Many times the reason we yell at our children is because we think it will help them learn to behave. God has used this verse to help me realize that my anger will never bring about the results I long to see.
- Make a plan ahead of time for what you want to do differently next time you feel like raising your voice. Do the opposite of your instinct and talk very quietly. You are retraining yourself to control your volume.
- Be near your child. It's really hard to holler at someone you're a foot away from!
- Save yelling for times of immediate danger. ("Stop running into the street!")
- Stop yourself if you find yourself yelling. If you need to take five minutes in a separate room, do it.
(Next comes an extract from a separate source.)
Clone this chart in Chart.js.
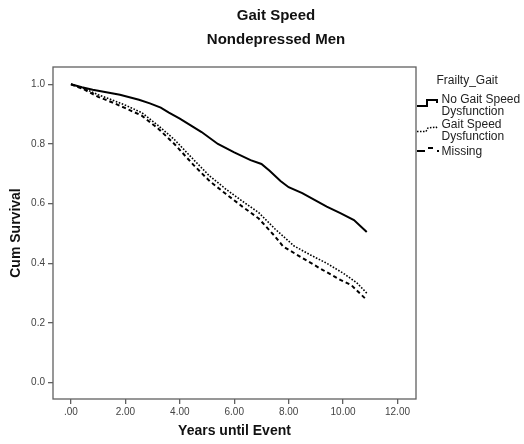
<!DOCTYPE html>
<html><head><meta charset="utf-8">
<script src="https://cdn.jsdelivr.net/npm/chart.js@4"></script>
<style>html,body{margin:0;padding:0;background:#fff}#c{display:block}</style>
</head><body>
<canvas id="c" width="524" height="444"></canvas>
<script>
const titleLines = ["Gait Speed", "Nondepressed Men"];
const legendTitle = "Frailty_Gait";
const seriesNames = [["No Gait Speed", "Dysfunction"], ["Gait Speed", "Dysfunction"], ["Missing"]];
const xAxisTitle = "Years until Event";
const yAxisTitle = "Cum Survival";
const xTicks = [0, 2, 4, 6, 8, 10, 12];
const yTicks = [0, 0.2, 0.4, 0.6, 0.8, 1.0];

const noDysYears = [0, 0.4, 0.8, 1.2, 1.8, 2.5, 2.9, 3.3, 3.6, 4.0, 4.4, 4.8, 5.4, 6.0, 6.6, 7.0, 7.3, 7.7, 8.0, 8.5, 9.0, 9.4, 9.9, 10.4, 10.87];
const noDysSurv  = [1.0, 0.99, 0.982, 0.975, 0.965, 0.948, 0.936, 0.922, 0.905, 0.885, 0.862, 0.84, 0.80, 0.772, 0.746, 0.733, 0.71, 0.676, 0.655, 0.635, 0.61, 0.59, 0.568, 0.545, 0.505];

const dysYears = [0, 0.5, 1.0, 1.5, 2.0, 2.6, 3.2, 3.8, 4.5, 5.1, 5.7, 6.3, 6.9, 7.5, 8.2, 8.8, 9.4, 10.0, 10.5, 10.87];
const dysSurv  = [1.0, 0.985, 0.965, 0.948, 0.93, 0.905, 0.862, 0.815, 0.748, 0.692, 0.648, 0.608, 0.570, 0.515, 0.458, 0.428, 0.400, 0.367, 0.335, 0.300];

const missYears = [0, 0.5, 1.0, 1.5, 2.0, 2.6, 3.2, 3.8, 4.5, 5.1, 5.7, 6.3, 6.9, 7.5, 7.8, 8.5, 9.15, 9.9, 10.3, 10.87];
const missSurv  = [1.0, 0.982, 0.958, 0.94, 0.92, 0.895, 0.852, 0.80, 0.73, 0.675, 0.632, 0.59, 0.55, 0.49, 0.456, 0.418, 0.383, 0.344, 0.327, 0.277];

const toPts = (xs, ys) => xs.map((x, i) => ({x: x, y: ys[i]}));
const FONT = "'Liberation Sans', Arial, sans-serif";
const FRAME = '#606060';

const decor = {
  id: 'decor',
  afterDraw(chart) {
    const ctx = chart.ctx, a = chart.chartArea;
    ctx.save();
    // frame
    ctx.strokeStyle = FRAME; ctx.lineWidth = 1.3;
    ctx.strokeRect(a.left, a.top, a.right - a.left, a.bottom - a.top);
    // titles
    ctx.fillStyle = '#111';
    ctx.font = "bold 15px " + FONT;
    ctx.textAlign = 'center'; ctx.textBaseline = 'alphabetic';
    ctx.fillText(titleLines[0], 276, 19.5);
    ctx.fillText(titleLines[1], 276, 43.5);
    // legend
    ctx.font = "12px " + FONT;
    ctx.textAlign = 'left'; ctx.textBaseline = 'middle';
    ctx.fillStyle = '#222';
    ctx.fillText(legendTitle, 436.5, 81);
    ctx.fillText(seriesNames[0][0], 441.5, 99.5);
    ctx.fillText(seriesNames[0][1], 441.5, 111.5);
    ctx.fillText(seriesNames[1][0], 441.5, 125);
    ctx.fillText(seriesNames[1][1], 441.5, 136.5);
    ctx.fillText(seriesNames[2][0], 441.5, 151.5);
    ctx.strokeStyle = '#000';
    // solid icon
    ctx.lineWidth = 2; ctx.setLineDash([]);
    ctx.beginPath(); ctx.moveTo(417, 106); ctx.lineTo(427, 106); ctx.lineTo(427, 100); ctx.lineTo(437, 100); ctx.lineTo(437, 103); ctx.stroke();
    // dotted icon
    ctx.lineWidth = 1.5; ctx.setLineDash([1.5, 1.5]);
    ctx.beginPath(); ctx.moveTo(417, 131.5); ctx.lineTo(426, 131.5); ctx.lineTo(428, 128); ctx.lineTo(436, 127); ctx.lineTo(438, 129); ctx.stroke();
    // dashed icon
    ctx.lineWidth = 2; ctx.setLineDash([]);
    ctx.beginPath(); ctx.moveTo(417, 151); ctx.lineTo(425, 151); ctx.moveTo(428, 148); ctx.lineTo(433, 148); ctx.stroke();
    ctx.fillStyle = '#000';
    ctx.fillRect(437, 150, 2, 2);
    ctx.restore();
  }
};

new Chart(document.getElementById('c'), {
  type: 'line',
  data: {
    datasets: [
      {label: seriesNames[0].join(' '), data: toPts(noDysYears, noDysSurv), borderColor: '#000', borderWidth: 2, pointRadius: 0, tension: 0, fill: false},
      {label: seriesNames[1].join(' '), data: toPts(dysYears, dysSurv), borderColor: '#000', borderWidth: 1.6, borderDash: [1.6, 1.6], pointRadius: 0, tension: 0, fill: false},
      {label: seriesNames[2].join(' '), data: toPts(missYears, missSurv), borderColor: '#000', borderWidth: 2, borderDash: [4, 3], pointRadius: 0, tension: 0, fill: false}
    ]
  },
  options: {
    responsive: false,
    animation: false,
    devicePixelRatio: 1,
    layout: {padding: {top: 67, right: 108, left: 0, bottom: 0}},
    plugins: {legend: {display: false}, title: {display: false}, tooltip: {enabled: false}},
    scales: {
      x: {
        type: 'linear', min: -0.66, max: 12.68,
        afterFit: s => { s.height = 45; },
        afterBuildTicks: s => { s.ticks = xTicks.map(v => ({value: v})); },
        ticks: {color: '#444', font: {family: FONT, size: 10}, padding: 2, maxRotation: 0, autoSkip: false,
          callback: v => v === 0 ? '.00' : Number(v).toFixed(2)},
        grid: {display: true, drawOnChartArea: false, drawTicks: true, tickLength: 5, color: FRAME, lineWidth: 1.3},
        border: {display: false},
        title: {display: true, text: xAxisTitle, color: '#111', font: {family: FONT, size: 14, weight: 'bold'}, padding: {top: 4, bottom: 4}}
      },
      y: {
        type: 'linear', min: -0.055, max: 1.058,
        afterFit: s => { s.width = 53; },
        afterBuildTicks: s => { s.ticks = yTicks.map(v => ({value: v})); },
        ticks: {color: '#444', font: {family: FONT, size: 10}, padding: 3, autoSkip: false,
          callback: v => Number(v).toFixed(1)},
        grid: {display: true, drawOnChartArea: false, drawTicks: true, tickLength: 5, color: FRAME, lineWidth: 1.3},
        border: {display: false},
        title: {display: true, text: yAxisTitle, color: '#111', font: {family: FONT, size: 14, weight: 'bold'}, padding: {top: 8, bottom: 4}}
      }
    }
  },
  plugins: [decor]
});
</script>
</body></html>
- If your child is disobedient, address it right away. Consistency and follow-through are key in communicating your expectations. If you find yourself constantly repeating your instructions, pray for patience in your tone, wisdom to know how to best communicate—and for an obedient spirit in your child.
- If your children are old enough to read, write down your instructions. You'll probably be more concise, and this can be useful as you reset old patterns. Children need to know what's required, and having their responsibilities in writing often removes the "forgetting" factor or the "I didn't know that" excuse.
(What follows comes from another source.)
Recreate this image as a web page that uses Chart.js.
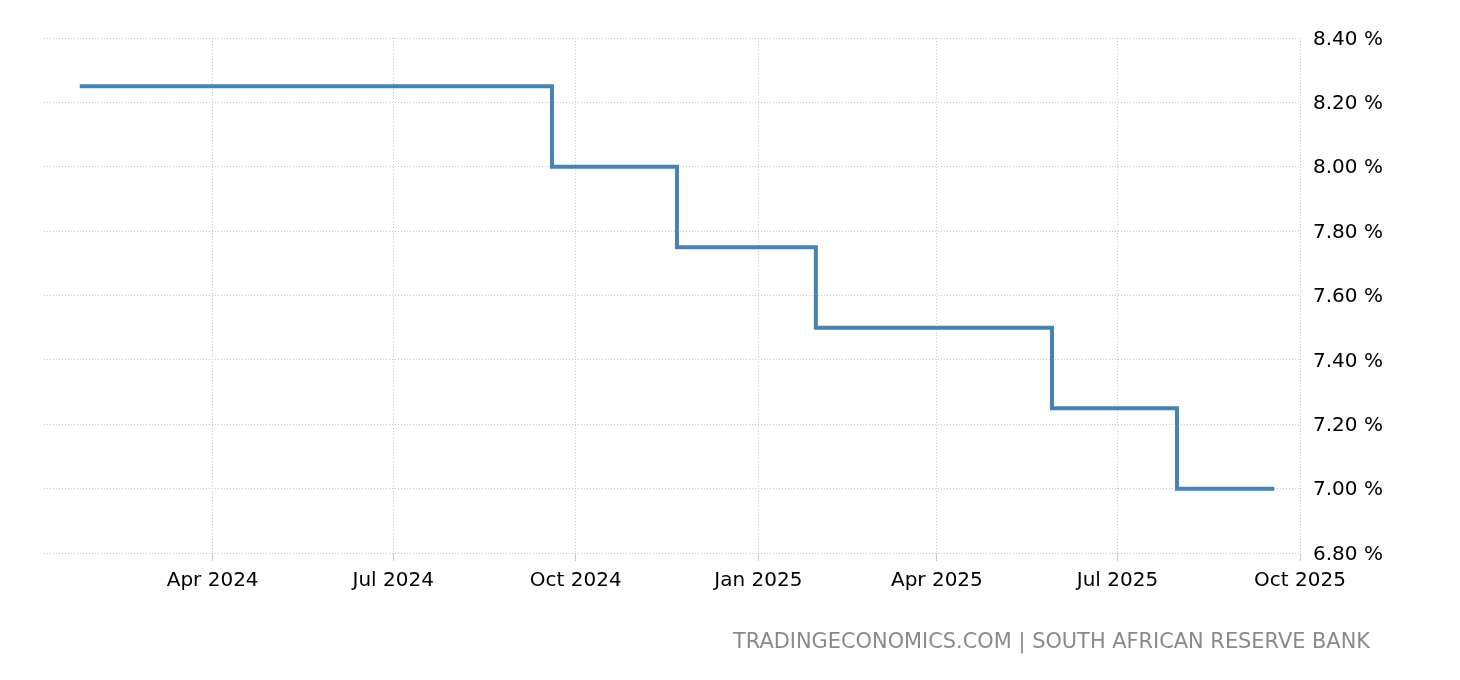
<!DOCTYPE html>
<html>
<head>
<meta charset="utf-8">
<script src="https://cdn.jsdelivr.net/npm/chart.js@4.4.1/dist/chart.umd.min.js"></script>
<style>
  html, body { margin: 0; padding: 0; background: #fff; }
  #wrap { position: relative; width: 1460px; height: 680px; }
  #c { position: absolute; left: 0; top: 0; }
  #src { position: absolute; right: 90px; top: 629px; font-family: "DejaVu Sans", sans-serif; font-size: 20.9px; color: #8a8a8a; white-space: nowrap; }
</style>
</head>
<body>
<div id="wrap">
  <canvas id="c" width="1460" height="680"></canvas>
  <div id="src">TRADINGECONOMICS.COM | SOUTH AFRICAN RESERVE BANK</div>
</div>
<script>
// Data
const dates = ["2024-01-25","2024-03-27","2024-05-30","2024-07-18","2024-09-19","2024-11-21","2025-01-30","2025-03-20","2025-05-29","2025-07-31","2025-09-18"];
const rates = [8.25, 8.25, 8.25, 8.25, 8.00, 7.75, 7.50, 7.50, 7.25, 7.00, 7.00];
const tickDates = ["2024-04-01","2024-07-01","2024-10-01","2025-01-01","2025-04-01","2025-07-01","2025-10-01"];
const tickLabels = ["Apr 2024","Jul 2024","Oct 2024","Jan 2025","Apr 2025","Jul 2025","Oct 2025"];
const xMinDate = "2024-01-07";
const xMaxDate = "2025-10-01";

const toDay = s => Date.parse(s + "T00:00:00Z") / 86400000;
const tickDays = tickDates.map(toDay);
const points = dates.map((d, i) => ({ x: toDay(d), y: rates[i] }));

const font = { family: "'DejaVu Sans', sans-serif", size: 20 };
const gridColor = "#c8c8c8";

new Chart(document.getElementById("c"), {
  type: "line",
  data: {
    datasets: [{
      data: points,
      stepped: true,
      borderColor: "#4682b4",
      borderWidth: 4,
      pointRadius: 0,
      fill: false,
      borderCapStyle: "butt",
      borderJoinStyle: "miter"
    }]
  },
  options: {
    responsive: false,
    animation: false,
    events: [],
    layout: { padding: { left: 44, top: 38, right: 0, bottom: 0 } },
    plugins: { legend: { display: false }, tooltip: { enabled: false } },
    scales: {
      x: {
        type: "linear",
        min: toDay(xMinDate),
        max: toDay(xMaxDate),
        afterBuildTicks: s => { s.ticks = tickDays.map(v => ({ value: v })); },
        afterFit: s => { s.height = 127; },
        ticks: {
          color: "#000",
          font: font,
          padding: 8,
          maxRotation: 0,
          autoSkip: false,
          callback: v => { const i = tickDays.indexOf(v); return i >= 0 ? tickLabels[i] : ""; }
        },
        grid: { color: gridColor, tickLength: 8, tickColor: gridColor, tickBorderDash: [] },
        border: { display: false, dash: [1, 2] }
      },
      y: {
        position: "right",
        min: 6.8,
        max: 8.4,
        afterFit: s => { s.width = 160; },
        ticks: {
          stepSize: 0.2,
          color: "#000",
          font: font,
          padding: 13,
          labelOffset: 1.5,
          callback: v => v.toFixed(2) + " %"
        },
        grid: { color: gridColor, drawTicks: false },
        border: { display: false, dash: [1, 2] }
      }
    }
  }
});
</script>
</body>
</html>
- Confess to your children when you blow it. They know losing your cool isn't very mature, but it can do them a world of good to hear you acknowledge it and ask for forgiveness.
- Make sure you take time each day (preferably before your children wake up) to be alone with Jesus. Read His Word, and spend time in prayer. Ask God to help you walk according to His Spirit (Gal. 5:16).
- Be willing to seek accountability through a godly mentor (preferably an older woman in your local church).
Habitual anger and yelling can be overcome by the power of God's Spirit and as you learn to walk in repentance and humility.
What are some of your anger triggers? Can you identify recurring situations or predictable scenarios that make you more inclined to respond in anger?
Who can you ask to pray for you and help keep you accountable in your struggle to overcome anger?